GIVEN EXERCISE: Return the material exactly, first line through the line containing "6000, 7000, 8000];", and nothing more. Pictures stay out.

____

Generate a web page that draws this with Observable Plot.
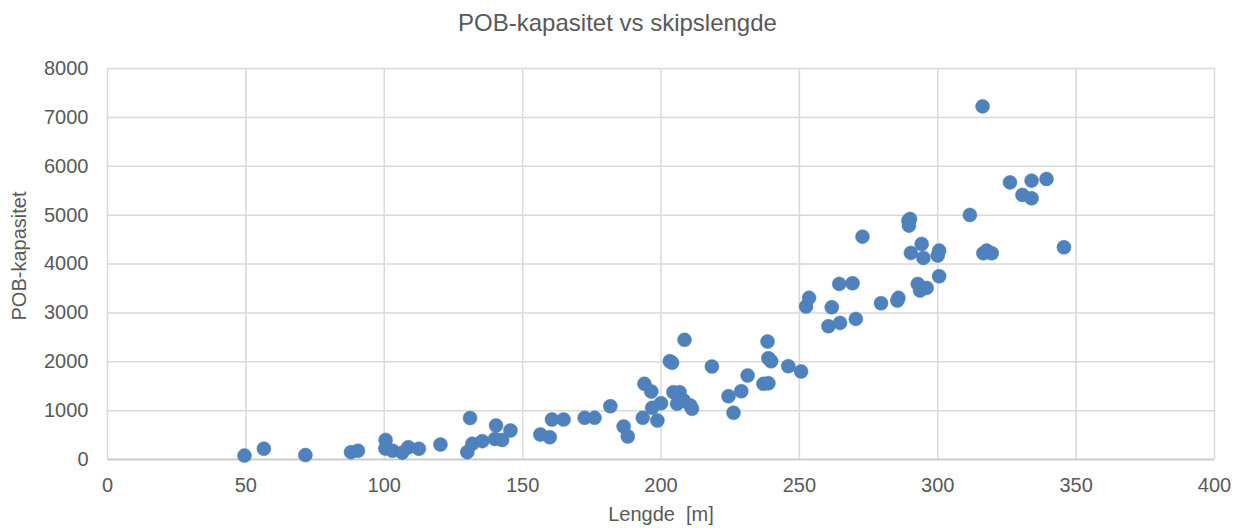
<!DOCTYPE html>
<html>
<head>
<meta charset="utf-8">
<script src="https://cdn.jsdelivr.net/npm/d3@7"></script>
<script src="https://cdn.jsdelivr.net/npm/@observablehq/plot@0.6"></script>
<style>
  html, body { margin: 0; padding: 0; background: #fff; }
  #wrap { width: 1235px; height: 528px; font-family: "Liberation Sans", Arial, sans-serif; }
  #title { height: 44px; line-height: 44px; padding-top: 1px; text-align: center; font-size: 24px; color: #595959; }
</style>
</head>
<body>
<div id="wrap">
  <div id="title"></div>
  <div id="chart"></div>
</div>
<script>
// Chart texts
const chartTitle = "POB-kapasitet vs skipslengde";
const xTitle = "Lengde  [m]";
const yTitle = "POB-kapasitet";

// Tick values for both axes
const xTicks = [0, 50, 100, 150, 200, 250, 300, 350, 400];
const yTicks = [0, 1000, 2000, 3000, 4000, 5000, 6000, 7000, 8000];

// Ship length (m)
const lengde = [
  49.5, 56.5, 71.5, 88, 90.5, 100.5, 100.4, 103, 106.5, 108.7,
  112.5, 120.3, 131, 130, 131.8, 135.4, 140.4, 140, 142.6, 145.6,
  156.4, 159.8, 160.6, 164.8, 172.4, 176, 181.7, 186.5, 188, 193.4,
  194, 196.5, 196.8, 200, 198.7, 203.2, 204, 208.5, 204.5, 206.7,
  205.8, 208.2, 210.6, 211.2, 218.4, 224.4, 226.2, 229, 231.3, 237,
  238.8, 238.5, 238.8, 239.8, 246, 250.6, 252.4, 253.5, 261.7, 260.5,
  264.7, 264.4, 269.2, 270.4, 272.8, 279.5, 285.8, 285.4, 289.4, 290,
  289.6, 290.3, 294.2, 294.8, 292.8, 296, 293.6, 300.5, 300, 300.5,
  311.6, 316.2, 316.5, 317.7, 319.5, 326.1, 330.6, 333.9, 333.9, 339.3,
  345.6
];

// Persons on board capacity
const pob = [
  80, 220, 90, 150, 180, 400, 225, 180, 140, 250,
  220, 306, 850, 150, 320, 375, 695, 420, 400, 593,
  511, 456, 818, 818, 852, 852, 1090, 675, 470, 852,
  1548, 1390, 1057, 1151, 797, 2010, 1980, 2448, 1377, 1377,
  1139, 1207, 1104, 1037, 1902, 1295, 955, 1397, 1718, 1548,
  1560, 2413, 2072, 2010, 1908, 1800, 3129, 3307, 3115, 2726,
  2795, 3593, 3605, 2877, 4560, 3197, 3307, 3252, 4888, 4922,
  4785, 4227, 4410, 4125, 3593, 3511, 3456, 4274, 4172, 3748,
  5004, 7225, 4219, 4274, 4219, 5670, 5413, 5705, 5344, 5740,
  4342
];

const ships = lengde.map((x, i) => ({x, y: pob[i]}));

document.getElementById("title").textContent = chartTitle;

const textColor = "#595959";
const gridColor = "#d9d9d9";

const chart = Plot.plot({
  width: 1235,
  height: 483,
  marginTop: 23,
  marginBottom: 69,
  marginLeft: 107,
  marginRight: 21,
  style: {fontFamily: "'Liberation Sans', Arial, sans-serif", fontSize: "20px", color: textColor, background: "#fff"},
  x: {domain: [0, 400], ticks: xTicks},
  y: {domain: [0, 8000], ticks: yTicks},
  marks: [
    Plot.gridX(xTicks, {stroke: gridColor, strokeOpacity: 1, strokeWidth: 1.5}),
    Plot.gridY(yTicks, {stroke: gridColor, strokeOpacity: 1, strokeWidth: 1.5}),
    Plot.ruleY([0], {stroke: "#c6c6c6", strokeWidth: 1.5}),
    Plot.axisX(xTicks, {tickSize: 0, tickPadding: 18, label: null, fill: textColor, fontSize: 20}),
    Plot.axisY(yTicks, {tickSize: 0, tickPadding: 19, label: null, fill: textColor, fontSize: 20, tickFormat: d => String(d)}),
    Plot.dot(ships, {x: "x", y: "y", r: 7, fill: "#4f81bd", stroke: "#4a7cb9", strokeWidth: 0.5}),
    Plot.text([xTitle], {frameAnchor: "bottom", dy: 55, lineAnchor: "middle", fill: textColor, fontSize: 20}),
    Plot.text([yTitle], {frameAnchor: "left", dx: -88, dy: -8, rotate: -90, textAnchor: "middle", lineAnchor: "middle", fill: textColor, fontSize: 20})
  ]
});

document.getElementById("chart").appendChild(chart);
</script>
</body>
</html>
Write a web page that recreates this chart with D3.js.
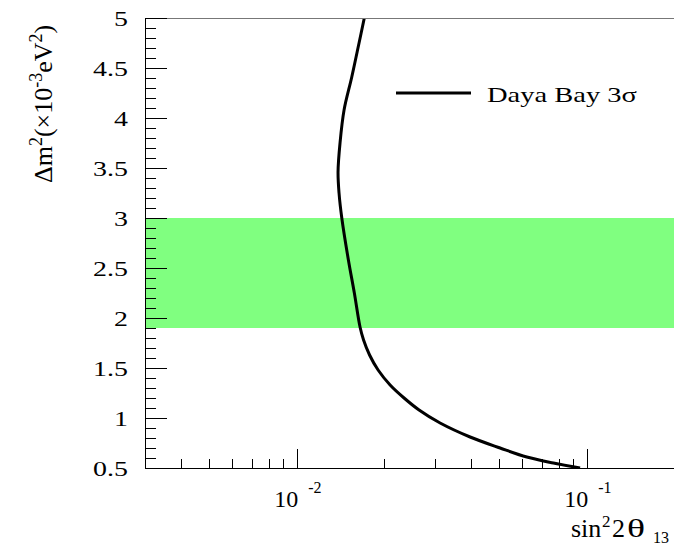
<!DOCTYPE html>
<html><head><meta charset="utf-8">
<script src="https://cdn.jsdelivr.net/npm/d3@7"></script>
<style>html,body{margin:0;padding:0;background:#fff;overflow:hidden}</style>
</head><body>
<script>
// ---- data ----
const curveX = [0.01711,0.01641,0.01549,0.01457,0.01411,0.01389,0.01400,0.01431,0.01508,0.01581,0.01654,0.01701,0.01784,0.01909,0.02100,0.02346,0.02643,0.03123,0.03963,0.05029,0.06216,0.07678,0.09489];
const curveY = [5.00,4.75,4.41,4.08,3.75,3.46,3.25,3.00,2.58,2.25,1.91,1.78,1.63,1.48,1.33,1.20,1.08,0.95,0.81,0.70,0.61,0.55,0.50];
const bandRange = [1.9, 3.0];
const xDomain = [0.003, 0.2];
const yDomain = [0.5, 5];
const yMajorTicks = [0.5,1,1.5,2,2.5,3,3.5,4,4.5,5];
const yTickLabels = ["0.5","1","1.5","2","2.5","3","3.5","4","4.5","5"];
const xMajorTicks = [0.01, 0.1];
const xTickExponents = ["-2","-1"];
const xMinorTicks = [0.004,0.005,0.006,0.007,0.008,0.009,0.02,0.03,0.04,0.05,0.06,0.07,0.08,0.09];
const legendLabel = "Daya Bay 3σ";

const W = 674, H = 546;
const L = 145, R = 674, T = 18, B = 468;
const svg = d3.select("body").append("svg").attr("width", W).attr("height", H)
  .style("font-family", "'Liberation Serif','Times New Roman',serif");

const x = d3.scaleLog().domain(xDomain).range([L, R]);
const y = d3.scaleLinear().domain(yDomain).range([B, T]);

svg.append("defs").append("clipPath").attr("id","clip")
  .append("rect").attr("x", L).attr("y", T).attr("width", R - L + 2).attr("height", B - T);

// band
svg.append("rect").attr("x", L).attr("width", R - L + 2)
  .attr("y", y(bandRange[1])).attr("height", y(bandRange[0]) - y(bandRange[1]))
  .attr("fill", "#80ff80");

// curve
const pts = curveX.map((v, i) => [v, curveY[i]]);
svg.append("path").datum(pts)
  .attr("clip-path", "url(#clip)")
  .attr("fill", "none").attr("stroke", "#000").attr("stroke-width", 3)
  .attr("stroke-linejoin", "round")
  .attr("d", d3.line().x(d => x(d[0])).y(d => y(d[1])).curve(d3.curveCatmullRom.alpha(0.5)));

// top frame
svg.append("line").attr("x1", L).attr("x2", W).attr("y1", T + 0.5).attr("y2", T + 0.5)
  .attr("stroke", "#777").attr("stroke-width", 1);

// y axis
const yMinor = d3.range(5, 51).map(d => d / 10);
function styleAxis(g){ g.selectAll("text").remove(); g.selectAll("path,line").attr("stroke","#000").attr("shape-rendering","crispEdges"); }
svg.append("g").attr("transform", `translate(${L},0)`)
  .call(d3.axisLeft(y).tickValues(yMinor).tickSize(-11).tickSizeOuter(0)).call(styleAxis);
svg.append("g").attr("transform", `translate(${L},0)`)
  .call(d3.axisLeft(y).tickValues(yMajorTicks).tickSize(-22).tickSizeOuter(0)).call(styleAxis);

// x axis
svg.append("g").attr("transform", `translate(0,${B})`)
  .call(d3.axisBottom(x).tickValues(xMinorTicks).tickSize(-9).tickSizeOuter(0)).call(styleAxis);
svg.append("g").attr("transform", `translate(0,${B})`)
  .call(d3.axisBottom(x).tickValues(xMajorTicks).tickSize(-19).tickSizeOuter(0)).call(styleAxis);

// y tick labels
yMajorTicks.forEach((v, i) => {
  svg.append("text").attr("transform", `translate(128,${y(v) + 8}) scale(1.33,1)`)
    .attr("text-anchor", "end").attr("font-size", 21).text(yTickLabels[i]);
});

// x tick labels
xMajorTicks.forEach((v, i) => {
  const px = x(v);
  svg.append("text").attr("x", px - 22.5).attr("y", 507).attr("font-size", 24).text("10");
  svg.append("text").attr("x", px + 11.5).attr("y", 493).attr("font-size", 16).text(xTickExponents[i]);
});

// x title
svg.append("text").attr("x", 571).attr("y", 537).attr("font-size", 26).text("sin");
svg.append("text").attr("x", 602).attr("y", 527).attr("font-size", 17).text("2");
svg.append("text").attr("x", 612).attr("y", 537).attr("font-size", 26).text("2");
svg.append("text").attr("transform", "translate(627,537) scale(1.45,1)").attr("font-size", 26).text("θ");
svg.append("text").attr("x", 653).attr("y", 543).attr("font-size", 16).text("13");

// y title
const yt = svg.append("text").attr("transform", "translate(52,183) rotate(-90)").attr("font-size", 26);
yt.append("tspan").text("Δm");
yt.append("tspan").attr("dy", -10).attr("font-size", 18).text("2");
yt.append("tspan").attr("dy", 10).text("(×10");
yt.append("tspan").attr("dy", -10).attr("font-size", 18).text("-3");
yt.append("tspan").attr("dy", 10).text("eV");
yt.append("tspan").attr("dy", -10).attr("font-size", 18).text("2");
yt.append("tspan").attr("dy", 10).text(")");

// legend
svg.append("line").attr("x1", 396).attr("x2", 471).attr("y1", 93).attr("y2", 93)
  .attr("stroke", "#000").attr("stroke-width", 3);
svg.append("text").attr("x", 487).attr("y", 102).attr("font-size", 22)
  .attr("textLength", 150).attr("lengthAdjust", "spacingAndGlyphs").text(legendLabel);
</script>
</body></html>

____

RESULT:
Generate a web page that draws this with Observable Plot.
<!DOCTYPE html>
<html>
<head>
<meta charset="utf-8">
<script src="https://cdn.jsdelivr.net/npm/d3@7"></script>
<script src="https://cdn.jsdelivr.net/npm/@observablehq/plot@0.6"></script>
<style>
  html, body { margin: 0; padding: 0; background: #fff; }
  #wrap { width: 1235px; height: 528px; font-family: "Liberation Sans", Arial, sans-serif; }
  #title { height: 44px; line-height: 44px; padding-top: 1px; text-align: center; font-size: 24px; color: #595959; }
</style>
</head>
<body>
<div id="wrap">
  <div id="title"></div>
  <div id="chart"></div>
</div>
<script>
// Chart texts
const chartTitle = "POB-kapasitet vs skipslengde";
const xTitle = "Lengde  [m]";
const yTitle = "POB-kapasitet";

// Tick values for both axes
const xTicks = [0, 50, 100, 150, 200, 250, 300, 350, 400];
const yTicks = [0, 1000, 2000, 3000, 4000, 5000, 6000, 7000, 8000];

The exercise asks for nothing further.